The proper response would have been:
1. Stop her
2. Inspect the device.
3. Realize it's a bread-board with a battery and some leds
4. Ask her to remove it from sight
5. Turn her loose.
That's not a bomb. It doesn't look like a bomb. It's not being carried how bombs are generally carried (i.e. sewn into pockets in a vest hidden under clothing). There's no way you could hide any explosive in or around that device. After a few questions, any cop with a few working neurons would figure out that she's not a threat. The cops are idiots.
A double tap to the head to make cetain the bomb (hoax or not) isn't detonated.
Case closed.
Perhaps all bomb-like strap-on/clip-on devices should first be run by you, to test for believability. We can just have law enforcement keep suspected bombers under surveillance until you give them the go-ahead to make an arrest.

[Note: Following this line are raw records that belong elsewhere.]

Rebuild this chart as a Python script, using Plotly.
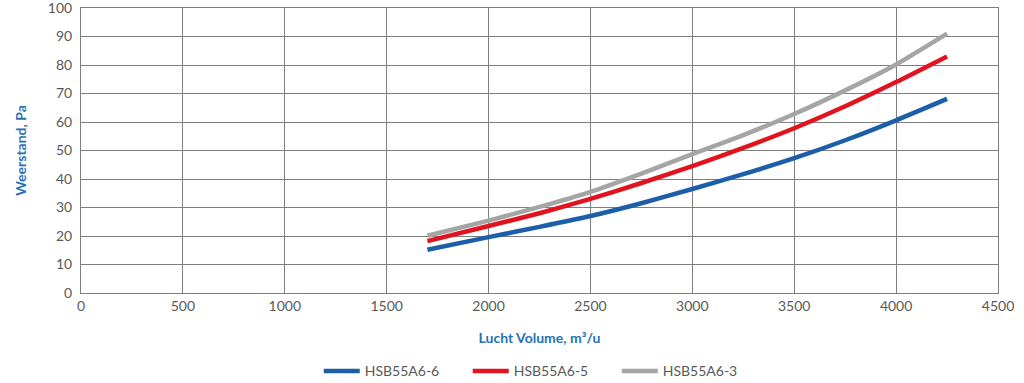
import plotly.graph_objects as go

airflow = [1700, 2000, 2250, 2500, 2750, 3000, 3250, 3500, 3750, 4000, 4250]
hsb55a6_6 = [15.2, 19.6, 23.2, 27.0, 31.5, 36.5, 41.7, 47.3, 53.6, 60.6, 68.1]
hsb55a6_5 = [18.2, 23.5, 28.0, 33.0, 38.6, 44.5, 50.9, 57.8, 65.5, 74.0, 83.0]
hsb55a6_3 = [20.1, 25.4, 30.2, 35.5, 41.9, 48.7, 55.4, 62.8, 71.1, 80.2, 91.0]

series = [
    ("HSB55A6-6", hsb55a6_6, "#1c5fa8"),
    ("HSB55A6-5", hsb55a6_5, "#e0131f"),
    ("HSB55A6-3", hsb55a6_3, "#a5a5a5"),
]

x_ticks = list(range(0, 4501, 500))
y_ticks = list(range(0, 101, 10))

fig = go.Figure()
for name, vals, col in series:
    fig.add_trace(go.Scatter(
        x=airflow, y=vals, name=name, mode="lines",
        line=dict(color=col, width=4.5, shape="spline", smoothing=0.6),
    ))

font_family = "Lato, 'Open Sans', sans-serif"
title_col = "#2672b4"

fig.update_layout(
    width=1024, height=383,
    margin=dict(l=81, r=26, t=8, b=90, autoexpand=False),
    paper_bgcolor="white", plot_bgcolor="white",
    font=dict(family=font_family, size=14, color="#595959"),
    showlegend=True,
    legend=dict(orientation="h", x=0.503, xanchor="center", y=-0.275, yanchor="middle",
                font=dict(size=14, color="#595959"), itemwidth=36,
                entrywidth=98, entrywidthmode="pixels"),
)
fig.update_xaxes(
    range=[0, 4500], tickvals=x_ticks, ticktext=[str(v) for v in x_ticks],
    showgrid=True, gridcolor="#7f7f7f", gridwidth=1,
    showline=True, linecolor="#7f7f7f", linewidth=1, mirror=True,
    zeroline=False, ticks="", ticklen=0, automargin=False, ticklabeloverflow="allow",
    title=dict(text="<b>Lucht Volume, m³/u</b>", font=dict(color=title_col, size=14), standoff=20),
)
fig.update_yaxes(
    range=[0, 100], tickvals=y_ticks, ticktext=[str(v) for v in y_ticks],
    showgrid=True, gridcolor="#7f7f7f", gridwidth=1,
    showline=True, linecolor="#7f7f7f", linewidth=1, mirror=True,
    zeroline=False, ticks="", ticklabelstandoff=5, automargin=False, ticklabeloverflow="allow",
    title=dict(text="<b>Weerstand, Pa</b>", font=dict(color=title_col, size=14), standoff=17),
)

fig.write_html("out.html", config={"displayModeBar": False},
               post_script="document.body.style.margin='0';document.body.style.overflow='hidden';")
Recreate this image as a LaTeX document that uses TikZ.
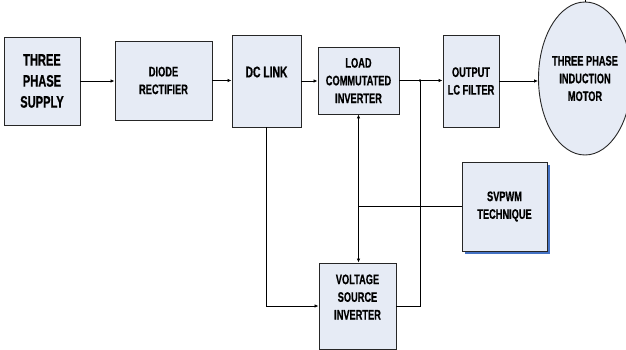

Or, we could simply let the police stop anyone who’s wearing such a suspicious device, until it can be determined exactly what it is that they’re dealing with.
I hope the jihadists are taking notes from this, and not from those who would have a believability index attached to all play-doh/circuit board devices that are being worn by oddballs in airports.
How should they react if they see someone trying to light their shoelace? Isn’t that just as ridiculous?
And yet, someone did try to use a shoe-bomb, as silly as that may sound.